* Task prompt
Give the number of lines in this listing that contain "diagram", with no other words.

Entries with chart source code
########

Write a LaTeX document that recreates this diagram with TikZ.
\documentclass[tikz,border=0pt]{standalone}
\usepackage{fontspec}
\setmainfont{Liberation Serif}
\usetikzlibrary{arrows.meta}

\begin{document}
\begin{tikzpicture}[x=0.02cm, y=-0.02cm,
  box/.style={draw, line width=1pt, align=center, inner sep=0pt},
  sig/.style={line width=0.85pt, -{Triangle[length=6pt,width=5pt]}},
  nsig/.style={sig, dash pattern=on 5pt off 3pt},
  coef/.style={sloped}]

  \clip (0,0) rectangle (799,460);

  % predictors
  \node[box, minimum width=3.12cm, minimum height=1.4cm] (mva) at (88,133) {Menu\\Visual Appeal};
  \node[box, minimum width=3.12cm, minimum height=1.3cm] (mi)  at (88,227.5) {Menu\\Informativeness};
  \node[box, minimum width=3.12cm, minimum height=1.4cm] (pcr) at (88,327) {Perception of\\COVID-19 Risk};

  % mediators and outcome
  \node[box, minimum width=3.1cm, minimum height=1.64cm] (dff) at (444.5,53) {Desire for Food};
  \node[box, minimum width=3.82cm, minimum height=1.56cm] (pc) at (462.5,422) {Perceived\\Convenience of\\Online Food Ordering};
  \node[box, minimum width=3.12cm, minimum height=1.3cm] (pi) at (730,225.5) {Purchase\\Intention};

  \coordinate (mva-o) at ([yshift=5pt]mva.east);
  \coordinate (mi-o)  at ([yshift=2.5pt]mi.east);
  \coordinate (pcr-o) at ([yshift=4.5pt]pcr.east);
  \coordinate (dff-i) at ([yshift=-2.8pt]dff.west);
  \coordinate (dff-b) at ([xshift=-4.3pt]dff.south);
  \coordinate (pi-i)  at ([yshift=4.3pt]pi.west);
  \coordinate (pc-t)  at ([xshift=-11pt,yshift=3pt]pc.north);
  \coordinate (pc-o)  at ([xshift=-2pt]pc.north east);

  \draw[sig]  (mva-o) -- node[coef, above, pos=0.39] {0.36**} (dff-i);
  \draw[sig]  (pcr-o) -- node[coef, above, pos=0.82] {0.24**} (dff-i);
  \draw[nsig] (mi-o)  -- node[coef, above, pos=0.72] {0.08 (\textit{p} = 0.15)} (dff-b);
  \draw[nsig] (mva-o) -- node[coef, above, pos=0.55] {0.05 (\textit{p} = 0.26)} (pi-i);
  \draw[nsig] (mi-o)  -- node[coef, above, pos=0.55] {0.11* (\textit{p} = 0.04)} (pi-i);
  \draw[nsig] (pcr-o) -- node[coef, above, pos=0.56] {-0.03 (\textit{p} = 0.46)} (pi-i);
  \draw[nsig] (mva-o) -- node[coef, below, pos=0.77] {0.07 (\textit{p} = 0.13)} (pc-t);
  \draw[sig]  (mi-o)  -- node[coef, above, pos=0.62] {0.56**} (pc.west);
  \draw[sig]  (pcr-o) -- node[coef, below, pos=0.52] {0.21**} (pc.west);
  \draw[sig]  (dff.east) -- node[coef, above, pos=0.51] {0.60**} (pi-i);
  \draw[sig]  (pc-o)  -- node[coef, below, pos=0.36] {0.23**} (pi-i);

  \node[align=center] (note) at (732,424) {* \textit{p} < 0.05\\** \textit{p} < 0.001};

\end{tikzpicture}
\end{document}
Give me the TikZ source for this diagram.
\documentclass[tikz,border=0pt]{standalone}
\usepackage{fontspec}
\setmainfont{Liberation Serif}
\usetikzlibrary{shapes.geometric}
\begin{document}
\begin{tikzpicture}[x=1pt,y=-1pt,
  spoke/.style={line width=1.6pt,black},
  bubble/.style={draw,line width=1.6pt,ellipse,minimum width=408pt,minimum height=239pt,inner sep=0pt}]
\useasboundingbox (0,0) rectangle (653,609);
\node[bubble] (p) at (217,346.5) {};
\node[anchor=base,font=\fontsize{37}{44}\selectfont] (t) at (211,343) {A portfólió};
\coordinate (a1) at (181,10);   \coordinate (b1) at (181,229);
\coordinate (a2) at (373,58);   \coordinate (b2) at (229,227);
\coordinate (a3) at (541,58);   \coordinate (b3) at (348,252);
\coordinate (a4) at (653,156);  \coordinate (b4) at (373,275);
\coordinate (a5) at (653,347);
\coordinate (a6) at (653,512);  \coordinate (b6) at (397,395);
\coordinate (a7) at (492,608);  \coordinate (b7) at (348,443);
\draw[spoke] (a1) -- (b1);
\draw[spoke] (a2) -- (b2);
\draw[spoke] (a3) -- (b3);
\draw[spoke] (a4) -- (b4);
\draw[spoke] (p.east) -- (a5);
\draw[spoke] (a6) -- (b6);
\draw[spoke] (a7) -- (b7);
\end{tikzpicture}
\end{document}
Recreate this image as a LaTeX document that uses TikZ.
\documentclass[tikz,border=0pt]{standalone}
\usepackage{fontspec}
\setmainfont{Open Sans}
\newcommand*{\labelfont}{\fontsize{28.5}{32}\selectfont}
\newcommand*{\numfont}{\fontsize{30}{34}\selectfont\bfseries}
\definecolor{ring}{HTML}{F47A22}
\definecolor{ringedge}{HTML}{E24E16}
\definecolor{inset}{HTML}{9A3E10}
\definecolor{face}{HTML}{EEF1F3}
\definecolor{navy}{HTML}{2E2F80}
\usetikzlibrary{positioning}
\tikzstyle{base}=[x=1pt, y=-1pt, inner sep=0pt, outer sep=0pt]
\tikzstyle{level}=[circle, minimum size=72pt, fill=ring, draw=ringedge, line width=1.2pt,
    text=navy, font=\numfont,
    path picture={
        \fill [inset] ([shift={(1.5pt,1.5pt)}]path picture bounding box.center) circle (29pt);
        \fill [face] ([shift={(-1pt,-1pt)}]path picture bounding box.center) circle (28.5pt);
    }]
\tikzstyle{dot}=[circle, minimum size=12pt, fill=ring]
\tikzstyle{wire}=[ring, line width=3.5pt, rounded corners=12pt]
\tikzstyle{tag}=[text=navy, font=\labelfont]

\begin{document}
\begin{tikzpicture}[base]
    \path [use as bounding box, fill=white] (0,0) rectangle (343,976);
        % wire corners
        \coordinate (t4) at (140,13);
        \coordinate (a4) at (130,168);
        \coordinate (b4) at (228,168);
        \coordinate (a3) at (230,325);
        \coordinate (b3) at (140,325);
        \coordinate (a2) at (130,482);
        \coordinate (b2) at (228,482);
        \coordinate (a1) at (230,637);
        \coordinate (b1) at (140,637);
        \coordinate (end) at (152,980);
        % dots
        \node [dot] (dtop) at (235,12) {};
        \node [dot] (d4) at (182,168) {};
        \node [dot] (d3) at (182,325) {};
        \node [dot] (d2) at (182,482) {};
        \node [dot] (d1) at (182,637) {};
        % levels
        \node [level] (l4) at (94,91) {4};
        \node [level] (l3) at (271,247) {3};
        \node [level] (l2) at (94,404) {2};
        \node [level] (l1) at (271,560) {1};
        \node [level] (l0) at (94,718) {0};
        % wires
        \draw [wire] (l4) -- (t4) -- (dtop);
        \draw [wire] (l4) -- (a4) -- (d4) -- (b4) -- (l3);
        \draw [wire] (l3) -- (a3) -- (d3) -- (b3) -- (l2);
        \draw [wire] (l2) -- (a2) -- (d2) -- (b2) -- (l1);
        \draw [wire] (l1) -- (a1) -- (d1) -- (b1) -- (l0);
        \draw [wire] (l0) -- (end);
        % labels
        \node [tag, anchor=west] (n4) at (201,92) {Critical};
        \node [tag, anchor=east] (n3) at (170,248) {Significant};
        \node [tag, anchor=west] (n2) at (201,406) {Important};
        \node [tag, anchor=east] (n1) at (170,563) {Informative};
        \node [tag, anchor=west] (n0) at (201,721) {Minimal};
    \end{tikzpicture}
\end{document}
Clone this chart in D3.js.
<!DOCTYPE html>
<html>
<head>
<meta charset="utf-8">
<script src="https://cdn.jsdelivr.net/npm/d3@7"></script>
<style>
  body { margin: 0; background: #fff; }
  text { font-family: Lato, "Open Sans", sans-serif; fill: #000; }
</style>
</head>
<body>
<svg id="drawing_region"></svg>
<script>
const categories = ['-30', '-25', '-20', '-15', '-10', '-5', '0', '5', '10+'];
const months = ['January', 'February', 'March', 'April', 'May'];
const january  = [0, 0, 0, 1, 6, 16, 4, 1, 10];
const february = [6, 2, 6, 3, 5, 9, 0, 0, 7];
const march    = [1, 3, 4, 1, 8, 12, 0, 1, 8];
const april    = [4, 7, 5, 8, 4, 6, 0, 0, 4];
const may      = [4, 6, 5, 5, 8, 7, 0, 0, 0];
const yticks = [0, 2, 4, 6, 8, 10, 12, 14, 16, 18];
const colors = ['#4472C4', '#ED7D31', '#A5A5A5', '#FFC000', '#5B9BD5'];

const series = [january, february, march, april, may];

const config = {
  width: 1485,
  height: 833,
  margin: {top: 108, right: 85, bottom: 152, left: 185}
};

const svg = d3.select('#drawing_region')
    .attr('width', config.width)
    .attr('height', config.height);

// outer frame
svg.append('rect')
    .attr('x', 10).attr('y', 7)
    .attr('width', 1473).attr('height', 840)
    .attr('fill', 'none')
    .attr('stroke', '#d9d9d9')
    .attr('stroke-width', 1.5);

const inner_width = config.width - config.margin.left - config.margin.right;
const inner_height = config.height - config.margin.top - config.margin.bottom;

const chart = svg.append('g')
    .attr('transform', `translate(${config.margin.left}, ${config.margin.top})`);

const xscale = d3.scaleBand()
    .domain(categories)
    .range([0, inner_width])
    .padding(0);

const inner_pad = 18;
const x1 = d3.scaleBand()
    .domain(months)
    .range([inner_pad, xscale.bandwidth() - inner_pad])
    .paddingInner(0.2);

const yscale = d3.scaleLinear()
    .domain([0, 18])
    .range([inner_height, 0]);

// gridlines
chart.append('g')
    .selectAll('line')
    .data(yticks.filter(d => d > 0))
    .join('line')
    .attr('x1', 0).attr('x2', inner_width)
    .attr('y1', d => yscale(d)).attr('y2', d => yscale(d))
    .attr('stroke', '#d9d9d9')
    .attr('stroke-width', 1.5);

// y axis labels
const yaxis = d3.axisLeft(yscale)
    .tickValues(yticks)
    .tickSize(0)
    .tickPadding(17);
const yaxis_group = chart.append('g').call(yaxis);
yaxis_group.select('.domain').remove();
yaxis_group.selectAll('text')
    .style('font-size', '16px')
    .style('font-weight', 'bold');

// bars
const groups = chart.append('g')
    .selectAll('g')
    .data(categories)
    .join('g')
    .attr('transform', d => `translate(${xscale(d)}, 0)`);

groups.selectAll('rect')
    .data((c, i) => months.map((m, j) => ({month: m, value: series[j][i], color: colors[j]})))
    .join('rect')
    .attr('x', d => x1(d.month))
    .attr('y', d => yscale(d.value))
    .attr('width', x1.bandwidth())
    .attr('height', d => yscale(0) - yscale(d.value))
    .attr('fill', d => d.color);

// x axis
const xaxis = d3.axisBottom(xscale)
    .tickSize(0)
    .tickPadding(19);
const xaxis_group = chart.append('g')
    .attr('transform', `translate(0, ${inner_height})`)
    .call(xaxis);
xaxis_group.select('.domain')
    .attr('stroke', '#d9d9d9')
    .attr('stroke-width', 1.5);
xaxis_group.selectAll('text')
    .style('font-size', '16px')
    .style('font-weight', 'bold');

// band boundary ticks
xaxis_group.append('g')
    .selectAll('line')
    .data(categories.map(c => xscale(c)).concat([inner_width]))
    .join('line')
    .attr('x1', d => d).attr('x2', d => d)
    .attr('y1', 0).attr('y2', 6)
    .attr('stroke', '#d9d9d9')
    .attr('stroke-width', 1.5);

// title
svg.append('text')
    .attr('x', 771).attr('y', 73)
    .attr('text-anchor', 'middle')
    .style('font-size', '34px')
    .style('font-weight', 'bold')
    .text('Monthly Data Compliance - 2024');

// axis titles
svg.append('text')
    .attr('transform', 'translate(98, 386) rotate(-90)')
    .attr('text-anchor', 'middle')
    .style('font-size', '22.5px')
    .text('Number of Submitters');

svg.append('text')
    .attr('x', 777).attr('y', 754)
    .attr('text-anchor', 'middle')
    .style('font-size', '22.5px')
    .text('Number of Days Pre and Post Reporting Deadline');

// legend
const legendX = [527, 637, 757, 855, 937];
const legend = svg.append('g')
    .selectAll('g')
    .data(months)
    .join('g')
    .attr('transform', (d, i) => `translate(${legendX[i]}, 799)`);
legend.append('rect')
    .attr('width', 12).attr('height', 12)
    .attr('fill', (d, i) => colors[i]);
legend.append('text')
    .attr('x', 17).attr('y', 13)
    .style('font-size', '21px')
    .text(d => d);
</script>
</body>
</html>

########

* Solved problem
2